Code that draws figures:
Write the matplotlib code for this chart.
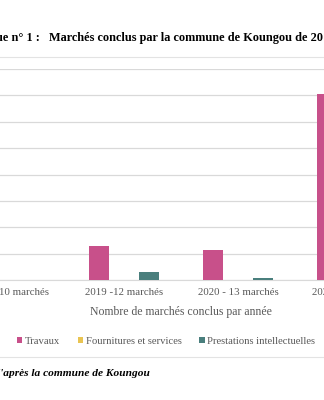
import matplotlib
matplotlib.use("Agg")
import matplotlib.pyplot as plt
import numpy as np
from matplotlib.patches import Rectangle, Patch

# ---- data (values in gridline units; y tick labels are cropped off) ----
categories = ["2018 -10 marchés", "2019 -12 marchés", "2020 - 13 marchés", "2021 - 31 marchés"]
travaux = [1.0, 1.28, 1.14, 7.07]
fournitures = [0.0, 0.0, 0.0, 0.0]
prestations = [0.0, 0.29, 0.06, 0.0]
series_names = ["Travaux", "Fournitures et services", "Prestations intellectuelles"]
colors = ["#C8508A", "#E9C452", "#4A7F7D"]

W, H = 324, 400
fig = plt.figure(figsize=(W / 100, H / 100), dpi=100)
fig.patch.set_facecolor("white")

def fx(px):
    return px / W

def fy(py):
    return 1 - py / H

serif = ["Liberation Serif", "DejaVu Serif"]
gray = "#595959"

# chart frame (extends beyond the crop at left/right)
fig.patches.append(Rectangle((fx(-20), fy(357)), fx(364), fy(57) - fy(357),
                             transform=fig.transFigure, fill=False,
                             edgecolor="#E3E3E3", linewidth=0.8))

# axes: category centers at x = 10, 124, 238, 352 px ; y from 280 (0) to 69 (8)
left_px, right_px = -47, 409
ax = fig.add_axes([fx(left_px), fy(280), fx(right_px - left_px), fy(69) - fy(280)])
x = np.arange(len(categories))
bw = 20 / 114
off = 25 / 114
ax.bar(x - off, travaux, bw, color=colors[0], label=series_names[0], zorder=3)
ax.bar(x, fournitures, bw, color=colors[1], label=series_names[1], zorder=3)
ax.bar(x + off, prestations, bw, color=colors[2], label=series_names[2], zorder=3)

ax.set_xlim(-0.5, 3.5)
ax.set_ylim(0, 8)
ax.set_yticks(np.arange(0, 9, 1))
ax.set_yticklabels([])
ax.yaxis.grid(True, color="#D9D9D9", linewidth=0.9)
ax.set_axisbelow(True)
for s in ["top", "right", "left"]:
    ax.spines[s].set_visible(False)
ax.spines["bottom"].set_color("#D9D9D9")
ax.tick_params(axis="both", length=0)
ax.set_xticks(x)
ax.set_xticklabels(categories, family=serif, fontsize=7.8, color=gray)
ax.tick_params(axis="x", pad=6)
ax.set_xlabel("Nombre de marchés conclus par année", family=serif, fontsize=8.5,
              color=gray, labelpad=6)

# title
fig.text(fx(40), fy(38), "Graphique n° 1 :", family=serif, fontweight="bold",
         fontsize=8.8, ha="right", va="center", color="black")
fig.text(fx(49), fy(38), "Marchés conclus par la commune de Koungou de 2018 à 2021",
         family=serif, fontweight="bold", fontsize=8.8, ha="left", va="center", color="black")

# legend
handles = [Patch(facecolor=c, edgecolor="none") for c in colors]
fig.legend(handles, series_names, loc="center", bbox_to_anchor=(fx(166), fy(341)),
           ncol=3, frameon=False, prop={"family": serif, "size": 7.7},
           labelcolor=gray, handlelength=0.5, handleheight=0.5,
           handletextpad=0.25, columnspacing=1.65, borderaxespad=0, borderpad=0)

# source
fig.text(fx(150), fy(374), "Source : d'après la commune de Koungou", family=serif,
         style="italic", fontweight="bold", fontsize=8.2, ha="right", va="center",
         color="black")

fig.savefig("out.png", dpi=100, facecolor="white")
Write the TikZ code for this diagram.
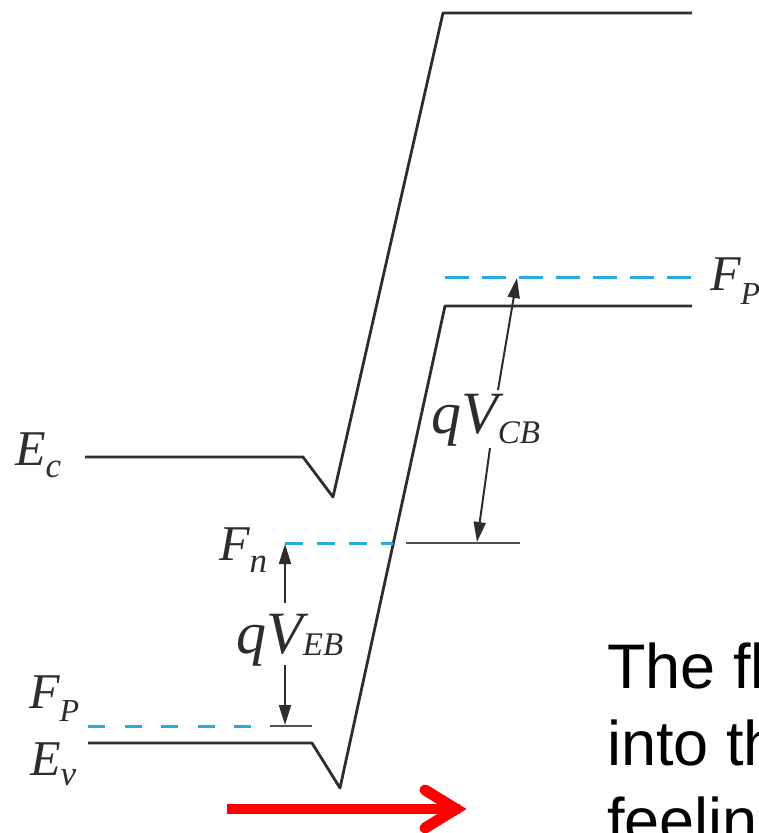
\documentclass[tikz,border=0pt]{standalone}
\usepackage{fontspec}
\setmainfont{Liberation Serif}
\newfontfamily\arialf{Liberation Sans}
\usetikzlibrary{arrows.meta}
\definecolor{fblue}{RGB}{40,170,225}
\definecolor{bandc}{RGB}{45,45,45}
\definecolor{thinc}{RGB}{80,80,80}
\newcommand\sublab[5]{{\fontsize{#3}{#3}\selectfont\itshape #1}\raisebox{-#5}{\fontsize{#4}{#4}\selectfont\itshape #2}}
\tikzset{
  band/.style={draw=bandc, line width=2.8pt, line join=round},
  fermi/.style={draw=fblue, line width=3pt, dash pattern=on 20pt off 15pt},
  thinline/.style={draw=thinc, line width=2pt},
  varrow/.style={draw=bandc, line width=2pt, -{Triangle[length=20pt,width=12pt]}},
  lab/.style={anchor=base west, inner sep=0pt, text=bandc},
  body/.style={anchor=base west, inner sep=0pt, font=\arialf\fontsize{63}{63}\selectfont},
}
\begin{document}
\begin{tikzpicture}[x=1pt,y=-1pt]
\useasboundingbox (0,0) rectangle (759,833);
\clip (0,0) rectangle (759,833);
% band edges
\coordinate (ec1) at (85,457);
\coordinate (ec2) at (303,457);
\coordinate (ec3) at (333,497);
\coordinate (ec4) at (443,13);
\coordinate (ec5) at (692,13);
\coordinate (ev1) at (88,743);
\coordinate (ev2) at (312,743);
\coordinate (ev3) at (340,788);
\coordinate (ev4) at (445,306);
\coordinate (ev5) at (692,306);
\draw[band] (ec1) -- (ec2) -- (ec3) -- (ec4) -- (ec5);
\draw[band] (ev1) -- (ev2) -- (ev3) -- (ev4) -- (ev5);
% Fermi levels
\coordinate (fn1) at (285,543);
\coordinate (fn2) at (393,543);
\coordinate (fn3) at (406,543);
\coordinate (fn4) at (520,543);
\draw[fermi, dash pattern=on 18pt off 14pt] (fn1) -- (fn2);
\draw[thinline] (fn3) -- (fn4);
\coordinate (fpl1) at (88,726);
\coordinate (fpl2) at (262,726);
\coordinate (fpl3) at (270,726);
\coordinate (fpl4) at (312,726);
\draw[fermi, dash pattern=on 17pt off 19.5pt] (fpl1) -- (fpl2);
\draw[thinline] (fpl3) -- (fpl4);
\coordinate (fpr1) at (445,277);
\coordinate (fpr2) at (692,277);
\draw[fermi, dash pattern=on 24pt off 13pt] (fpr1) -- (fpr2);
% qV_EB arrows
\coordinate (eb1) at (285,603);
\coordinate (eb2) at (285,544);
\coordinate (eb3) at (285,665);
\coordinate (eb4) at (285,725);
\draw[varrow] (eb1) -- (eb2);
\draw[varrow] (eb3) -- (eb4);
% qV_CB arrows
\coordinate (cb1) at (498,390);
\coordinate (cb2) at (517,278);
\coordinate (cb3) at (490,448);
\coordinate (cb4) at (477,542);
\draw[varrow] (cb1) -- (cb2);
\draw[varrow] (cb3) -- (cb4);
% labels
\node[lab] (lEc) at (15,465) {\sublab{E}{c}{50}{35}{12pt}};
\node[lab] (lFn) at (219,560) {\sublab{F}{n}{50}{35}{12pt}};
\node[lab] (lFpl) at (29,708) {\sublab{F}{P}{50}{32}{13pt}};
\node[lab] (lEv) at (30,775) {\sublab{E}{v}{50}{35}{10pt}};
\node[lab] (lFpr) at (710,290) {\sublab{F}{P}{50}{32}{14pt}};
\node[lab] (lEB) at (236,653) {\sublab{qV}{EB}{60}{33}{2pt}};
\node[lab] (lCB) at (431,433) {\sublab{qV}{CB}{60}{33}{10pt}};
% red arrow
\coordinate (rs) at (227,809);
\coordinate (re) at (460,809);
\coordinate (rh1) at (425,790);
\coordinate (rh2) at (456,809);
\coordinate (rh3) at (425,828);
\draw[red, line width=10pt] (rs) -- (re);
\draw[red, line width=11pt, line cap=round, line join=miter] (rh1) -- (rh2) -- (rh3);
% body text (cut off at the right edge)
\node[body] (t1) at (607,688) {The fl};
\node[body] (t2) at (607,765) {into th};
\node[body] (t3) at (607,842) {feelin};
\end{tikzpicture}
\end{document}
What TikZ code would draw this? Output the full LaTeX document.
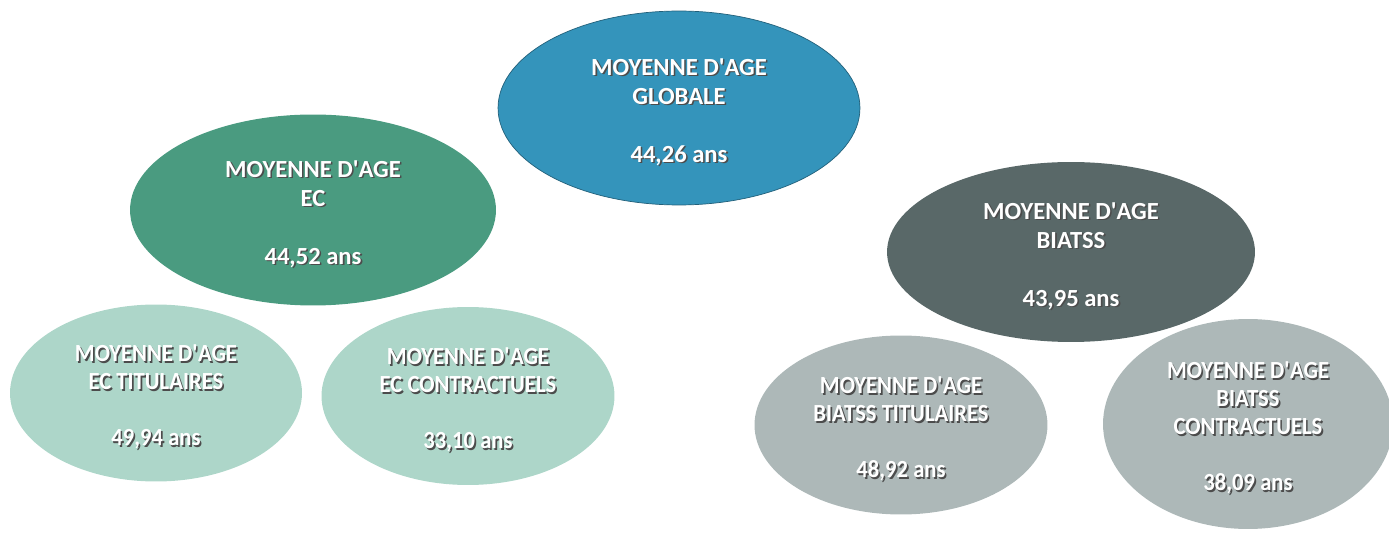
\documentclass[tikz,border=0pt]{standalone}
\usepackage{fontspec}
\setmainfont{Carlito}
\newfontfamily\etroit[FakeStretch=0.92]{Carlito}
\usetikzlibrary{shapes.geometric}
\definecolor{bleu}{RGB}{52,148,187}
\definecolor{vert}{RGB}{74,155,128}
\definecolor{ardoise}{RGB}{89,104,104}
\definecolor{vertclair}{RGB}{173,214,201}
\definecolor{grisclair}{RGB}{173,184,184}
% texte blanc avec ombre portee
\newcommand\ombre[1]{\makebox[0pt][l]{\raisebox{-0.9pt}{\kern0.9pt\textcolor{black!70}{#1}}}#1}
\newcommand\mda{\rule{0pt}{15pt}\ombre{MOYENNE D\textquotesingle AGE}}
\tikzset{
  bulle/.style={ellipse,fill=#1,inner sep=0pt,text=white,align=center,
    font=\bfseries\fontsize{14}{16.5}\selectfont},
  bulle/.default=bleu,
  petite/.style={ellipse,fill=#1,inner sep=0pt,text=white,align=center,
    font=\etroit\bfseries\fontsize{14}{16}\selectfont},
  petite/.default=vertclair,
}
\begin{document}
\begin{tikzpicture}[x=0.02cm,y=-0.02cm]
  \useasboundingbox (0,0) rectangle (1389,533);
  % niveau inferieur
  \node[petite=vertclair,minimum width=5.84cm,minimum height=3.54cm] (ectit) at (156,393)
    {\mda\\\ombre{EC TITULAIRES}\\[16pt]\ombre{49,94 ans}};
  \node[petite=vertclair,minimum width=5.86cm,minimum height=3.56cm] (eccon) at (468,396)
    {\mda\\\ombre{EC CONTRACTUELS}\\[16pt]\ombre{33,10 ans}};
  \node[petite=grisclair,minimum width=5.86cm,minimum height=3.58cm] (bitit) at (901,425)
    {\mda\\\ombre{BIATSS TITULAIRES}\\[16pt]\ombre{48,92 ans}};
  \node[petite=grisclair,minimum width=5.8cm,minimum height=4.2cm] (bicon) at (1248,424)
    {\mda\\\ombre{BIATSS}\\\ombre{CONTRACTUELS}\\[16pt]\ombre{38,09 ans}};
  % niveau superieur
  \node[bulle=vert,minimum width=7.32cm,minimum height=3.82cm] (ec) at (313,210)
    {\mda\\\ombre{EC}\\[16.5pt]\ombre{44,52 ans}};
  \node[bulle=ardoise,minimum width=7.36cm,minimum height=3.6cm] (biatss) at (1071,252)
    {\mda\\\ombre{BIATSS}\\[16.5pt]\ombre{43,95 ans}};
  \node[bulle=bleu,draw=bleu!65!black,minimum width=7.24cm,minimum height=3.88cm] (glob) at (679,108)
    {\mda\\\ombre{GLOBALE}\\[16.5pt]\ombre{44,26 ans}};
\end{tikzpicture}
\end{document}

== Task ==
Search the data for the string "chart". List each line that has it.

== Result ==
Write the matplotlib code for this chart.
# chart frame (extends beyond the crop at left/right)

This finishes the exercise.